--- Start Record set ---

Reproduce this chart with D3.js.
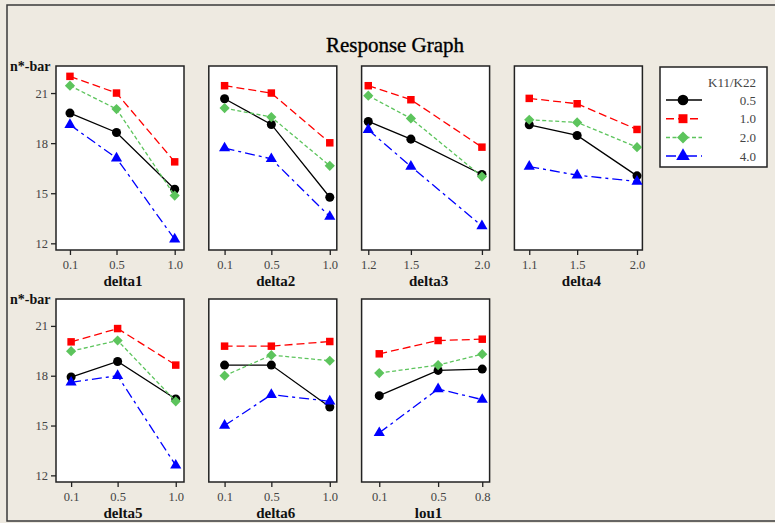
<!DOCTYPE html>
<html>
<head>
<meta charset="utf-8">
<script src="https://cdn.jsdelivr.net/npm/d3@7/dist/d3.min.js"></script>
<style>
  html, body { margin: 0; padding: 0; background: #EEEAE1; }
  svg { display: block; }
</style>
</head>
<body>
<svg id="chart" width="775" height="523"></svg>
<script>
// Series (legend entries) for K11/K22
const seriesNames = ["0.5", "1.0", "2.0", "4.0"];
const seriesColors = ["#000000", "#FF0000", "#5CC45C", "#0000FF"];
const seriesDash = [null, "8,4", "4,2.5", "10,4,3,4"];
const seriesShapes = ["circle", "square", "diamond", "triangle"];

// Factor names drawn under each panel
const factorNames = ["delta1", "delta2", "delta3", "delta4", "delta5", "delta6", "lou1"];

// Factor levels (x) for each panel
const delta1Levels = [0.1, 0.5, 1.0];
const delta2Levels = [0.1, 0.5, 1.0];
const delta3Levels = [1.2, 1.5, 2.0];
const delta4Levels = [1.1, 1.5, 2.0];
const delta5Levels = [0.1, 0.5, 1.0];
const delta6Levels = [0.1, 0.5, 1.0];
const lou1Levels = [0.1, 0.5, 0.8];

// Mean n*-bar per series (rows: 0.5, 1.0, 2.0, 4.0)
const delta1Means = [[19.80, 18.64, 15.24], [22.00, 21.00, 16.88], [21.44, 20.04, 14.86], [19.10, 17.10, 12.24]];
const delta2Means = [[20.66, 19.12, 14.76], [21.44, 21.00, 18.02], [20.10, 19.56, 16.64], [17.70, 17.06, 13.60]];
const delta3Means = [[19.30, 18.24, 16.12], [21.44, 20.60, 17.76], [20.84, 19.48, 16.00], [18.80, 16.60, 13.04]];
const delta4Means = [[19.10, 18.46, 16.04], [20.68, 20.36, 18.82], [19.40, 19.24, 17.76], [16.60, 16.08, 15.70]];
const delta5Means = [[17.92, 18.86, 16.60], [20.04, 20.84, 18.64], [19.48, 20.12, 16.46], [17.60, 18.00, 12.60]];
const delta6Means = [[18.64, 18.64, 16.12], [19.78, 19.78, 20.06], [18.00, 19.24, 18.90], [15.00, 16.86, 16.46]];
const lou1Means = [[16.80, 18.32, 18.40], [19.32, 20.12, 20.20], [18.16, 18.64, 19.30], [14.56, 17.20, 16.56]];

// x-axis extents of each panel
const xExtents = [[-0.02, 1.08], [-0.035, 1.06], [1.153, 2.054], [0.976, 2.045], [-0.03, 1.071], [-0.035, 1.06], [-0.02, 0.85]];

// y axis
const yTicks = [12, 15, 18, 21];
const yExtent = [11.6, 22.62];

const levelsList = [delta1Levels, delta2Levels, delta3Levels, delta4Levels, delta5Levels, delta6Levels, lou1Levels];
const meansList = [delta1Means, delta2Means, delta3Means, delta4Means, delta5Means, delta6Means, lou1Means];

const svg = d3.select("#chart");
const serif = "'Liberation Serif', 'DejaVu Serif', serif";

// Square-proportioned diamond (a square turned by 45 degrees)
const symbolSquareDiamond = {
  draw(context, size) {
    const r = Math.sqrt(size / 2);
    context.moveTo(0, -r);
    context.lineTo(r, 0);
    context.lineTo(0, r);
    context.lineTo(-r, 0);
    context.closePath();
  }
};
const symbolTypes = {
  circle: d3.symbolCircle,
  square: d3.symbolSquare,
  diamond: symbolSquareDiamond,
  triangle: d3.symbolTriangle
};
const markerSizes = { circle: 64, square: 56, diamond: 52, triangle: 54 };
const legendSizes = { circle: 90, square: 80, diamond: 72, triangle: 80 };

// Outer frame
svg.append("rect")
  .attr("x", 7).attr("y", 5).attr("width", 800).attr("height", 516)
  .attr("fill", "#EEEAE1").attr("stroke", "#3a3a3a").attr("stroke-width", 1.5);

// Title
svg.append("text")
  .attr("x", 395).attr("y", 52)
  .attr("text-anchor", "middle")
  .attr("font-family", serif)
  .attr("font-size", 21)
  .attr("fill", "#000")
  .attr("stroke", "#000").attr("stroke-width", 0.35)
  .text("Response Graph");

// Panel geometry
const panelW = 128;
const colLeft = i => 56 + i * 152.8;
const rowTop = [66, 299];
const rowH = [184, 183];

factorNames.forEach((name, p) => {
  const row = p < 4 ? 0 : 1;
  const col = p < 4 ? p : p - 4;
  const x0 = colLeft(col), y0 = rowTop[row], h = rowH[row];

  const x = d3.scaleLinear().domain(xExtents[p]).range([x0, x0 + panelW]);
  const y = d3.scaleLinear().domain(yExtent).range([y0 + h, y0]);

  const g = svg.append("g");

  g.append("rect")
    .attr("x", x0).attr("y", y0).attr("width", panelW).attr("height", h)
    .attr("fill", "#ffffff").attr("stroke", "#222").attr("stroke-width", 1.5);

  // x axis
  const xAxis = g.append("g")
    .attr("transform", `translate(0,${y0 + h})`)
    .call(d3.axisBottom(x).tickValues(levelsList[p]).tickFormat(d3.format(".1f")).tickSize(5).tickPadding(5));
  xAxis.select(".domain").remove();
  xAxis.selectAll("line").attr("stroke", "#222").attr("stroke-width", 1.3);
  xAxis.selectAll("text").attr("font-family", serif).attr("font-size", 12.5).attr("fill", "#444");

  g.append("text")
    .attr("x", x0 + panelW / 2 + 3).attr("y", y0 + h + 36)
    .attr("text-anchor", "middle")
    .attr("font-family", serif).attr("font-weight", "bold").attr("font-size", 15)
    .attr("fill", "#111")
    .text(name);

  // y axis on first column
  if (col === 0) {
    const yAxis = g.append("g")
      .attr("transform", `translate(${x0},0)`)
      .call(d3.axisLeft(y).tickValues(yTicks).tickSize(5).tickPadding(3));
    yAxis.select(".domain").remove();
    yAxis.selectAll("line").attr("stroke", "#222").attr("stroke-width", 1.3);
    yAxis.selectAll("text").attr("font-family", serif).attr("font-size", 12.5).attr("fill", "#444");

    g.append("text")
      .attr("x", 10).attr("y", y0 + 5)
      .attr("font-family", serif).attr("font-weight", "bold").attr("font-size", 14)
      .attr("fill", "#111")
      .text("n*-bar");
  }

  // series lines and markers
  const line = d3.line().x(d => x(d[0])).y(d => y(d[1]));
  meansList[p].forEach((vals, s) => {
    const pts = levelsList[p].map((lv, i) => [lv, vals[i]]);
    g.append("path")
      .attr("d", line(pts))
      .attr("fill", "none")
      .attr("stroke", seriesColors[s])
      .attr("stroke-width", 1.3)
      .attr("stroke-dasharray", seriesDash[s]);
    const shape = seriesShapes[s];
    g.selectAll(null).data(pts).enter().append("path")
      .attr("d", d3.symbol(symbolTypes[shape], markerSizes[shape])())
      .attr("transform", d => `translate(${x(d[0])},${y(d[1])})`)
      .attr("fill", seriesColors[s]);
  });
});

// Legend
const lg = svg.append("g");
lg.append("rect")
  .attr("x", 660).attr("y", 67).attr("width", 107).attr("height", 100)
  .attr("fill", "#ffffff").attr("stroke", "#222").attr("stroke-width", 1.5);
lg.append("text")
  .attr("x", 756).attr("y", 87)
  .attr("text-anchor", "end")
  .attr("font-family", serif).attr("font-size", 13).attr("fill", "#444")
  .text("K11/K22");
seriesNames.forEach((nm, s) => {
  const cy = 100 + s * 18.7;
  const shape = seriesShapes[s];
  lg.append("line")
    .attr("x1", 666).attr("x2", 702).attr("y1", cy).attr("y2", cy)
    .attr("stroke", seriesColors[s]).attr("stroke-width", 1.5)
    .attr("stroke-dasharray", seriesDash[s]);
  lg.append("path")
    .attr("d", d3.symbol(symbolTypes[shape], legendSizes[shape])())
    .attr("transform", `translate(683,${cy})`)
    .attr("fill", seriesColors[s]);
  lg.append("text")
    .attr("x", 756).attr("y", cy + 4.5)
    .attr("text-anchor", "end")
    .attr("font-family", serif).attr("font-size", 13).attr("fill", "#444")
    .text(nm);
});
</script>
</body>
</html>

--- End Record set ---
--- Start Record set ---

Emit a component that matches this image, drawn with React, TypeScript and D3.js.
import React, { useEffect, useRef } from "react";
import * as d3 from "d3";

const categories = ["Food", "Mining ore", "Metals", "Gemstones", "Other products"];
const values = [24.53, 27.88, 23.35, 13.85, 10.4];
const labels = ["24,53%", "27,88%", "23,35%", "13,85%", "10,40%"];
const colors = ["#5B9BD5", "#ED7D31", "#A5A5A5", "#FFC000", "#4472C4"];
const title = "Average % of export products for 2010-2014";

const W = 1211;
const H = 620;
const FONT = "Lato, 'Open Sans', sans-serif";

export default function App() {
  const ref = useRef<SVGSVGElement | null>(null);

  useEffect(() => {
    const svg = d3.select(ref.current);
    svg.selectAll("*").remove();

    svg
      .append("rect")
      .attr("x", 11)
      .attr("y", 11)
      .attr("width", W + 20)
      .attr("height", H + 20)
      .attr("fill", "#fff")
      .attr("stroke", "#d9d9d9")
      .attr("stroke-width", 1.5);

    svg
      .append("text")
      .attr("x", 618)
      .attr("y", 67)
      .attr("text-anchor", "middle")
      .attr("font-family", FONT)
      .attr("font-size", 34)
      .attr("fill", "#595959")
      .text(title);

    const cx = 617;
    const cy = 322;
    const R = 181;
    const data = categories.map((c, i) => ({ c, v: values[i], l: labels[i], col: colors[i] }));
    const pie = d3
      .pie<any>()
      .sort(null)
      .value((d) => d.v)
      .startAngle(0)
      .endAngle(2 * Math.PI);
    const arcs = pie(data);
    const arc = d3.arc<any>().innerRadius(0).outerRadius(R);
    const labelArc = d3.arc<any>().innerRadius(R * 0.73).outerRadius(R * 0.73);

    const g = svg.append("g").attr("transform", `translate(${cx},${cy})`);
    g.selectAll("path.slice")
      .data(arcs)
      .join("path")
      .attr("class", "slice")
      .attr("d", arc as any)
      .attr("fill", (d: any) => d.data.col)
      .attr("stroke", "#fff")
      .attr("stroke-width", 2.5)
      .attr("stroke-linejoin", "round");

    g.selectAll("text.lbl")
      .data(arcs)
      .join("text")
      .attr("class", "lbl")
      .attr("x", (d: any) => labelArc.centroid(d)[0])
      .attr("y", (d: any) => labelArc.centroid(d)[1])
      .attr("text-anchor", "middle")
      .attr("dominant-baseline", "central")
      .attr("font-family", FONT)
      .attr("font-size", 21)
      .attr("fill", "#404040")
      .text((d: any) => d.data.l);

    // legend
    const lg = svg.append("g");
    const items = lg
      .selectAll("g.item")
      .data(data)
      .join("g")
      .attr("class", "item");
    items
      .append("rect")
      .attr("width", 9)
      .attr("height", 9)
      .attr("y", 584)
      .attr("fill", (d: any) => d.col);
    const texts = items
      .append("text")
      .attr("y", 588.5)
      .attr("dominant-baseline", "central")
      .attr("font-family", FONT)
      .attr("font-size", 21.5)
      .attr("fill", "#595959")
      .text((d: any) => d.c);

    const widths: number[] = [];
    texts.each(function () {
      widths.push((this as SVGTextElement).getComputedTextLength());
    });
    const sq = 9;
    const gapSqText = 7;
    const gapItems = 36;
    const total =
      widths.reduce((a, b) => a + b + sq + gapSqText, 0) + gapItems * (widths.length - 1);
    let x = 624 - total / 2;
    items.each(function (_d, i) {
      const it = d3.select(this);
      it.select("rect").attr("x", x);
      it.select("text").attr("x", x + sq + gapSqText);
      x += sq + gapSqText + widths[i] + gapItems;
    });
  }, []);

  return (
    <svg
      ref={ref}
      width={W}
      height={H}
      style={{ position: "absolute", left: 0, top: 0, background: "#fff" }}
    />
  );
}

--- End Record set ---

Skip all pictures. Output only the lines from the one containing "Reproduce this chart with D3.js." to the one containing "1.06], [-0.02, 0.85]];", both lines included.

Full answer:
Reproduce this chart with D3.js.
<!DOCTYPE html>
<html>
<head>
<meta charset="utf-8">
<script src="https://cdn.jsdelivr.net/npm/d3@7/dist/d3.min.js"></script>
<style>
  html, body { margin: 0; padding: 0; background: #EEEAE1; }
  svg { display: block; }
</style>
</head>
<body>
<svg id="chart" width="775" height="523"></svg>
<script>
// Series (legend entries) for K11/K22
const seriesNames = ["0.5", "1.0", "2.0", "4.0"];
const seriesColors = ["#000000", "#FF0000", "#5CC45C", "#0000FF"];
const seriesDash = [null, "8,4", "4,2.5", "10,4,3,4"];
const seriesShapes = ["circle", "square", "diamond", "triangle"];

// Factor names drawn under each panel
const factorNames = ["delta1", "delta2", "delta3", "delta4", "delta5", "delta6", "lou1"];

// Factor levels (x) for each panel
const delta1Levels = [0.1, 0.5, 1.0];
const delta2Levels = [0.1, 0.5, 1.0];
const delta3Levels = [1.2, 1.5, 2.0];
const delta4Levels = [1.1, 1.5, 2.0];
const delta5Levels = [0.1, 0.5, 1.0];
const delta6Levels = [0.1, 0.5, 1.0];
const lou1Levels = [0.1, 0.5, 0.8];

// Mean n*-bar per series (rows: 0.5, 1.0, 2.0, 4.0)
const delta1Means = [[19.80, 18.64, 15.24], [22.00, 21.00, 16.88], [21.44, 20.04, 14.86], [19.10, 17.10, 12.24]];
const delta2Means = [[20.66, 19.12, 14.76], [21.44, 21.00, 18.02], [20.10, 19.56, 16.64], [17.70, 17.06, 13.60]];
const delta3Means = [[19.30, 18.24, 16.12], [21.44, 20.60, 17.76], [20.84, 19.48, 16.00], [18.80, 16.60, 13.04]];
const delta4Means = [[19.10, 18.46, 16.04], [20.68, 20.36, 18.82], [19.40, 19.24, 17.76], [16.60, 16.08, 15.70]];
const delta5Means = [[17.92, 18.86, 16.60], [20.04, 20.84, 18.64], [19.48, 20.12, 16.46], [17.60, 18.00, 12.60]];
const delta6Means = [[18.64, 18.64, 16.12], [19.78, 19.78, 20.06], [18.00, 19.24, 18.90], [15.00, 16.86, 16.46]];
const lou1Means = [[16.80, 18.32, 18.40], [19.32, 20.12, 20.20], [18.16, 18.64, 19.30], [14.56, 17.20, 16.56]];

// x-axis extents of each panel
const xExtents = [[-0.02, 1.08], [-0.035, 1.06], [1.153, 2.054], [0.976, 2.045], [-0.03, 1.071], [-0.035, 1.06], [-0.02, 0.85]];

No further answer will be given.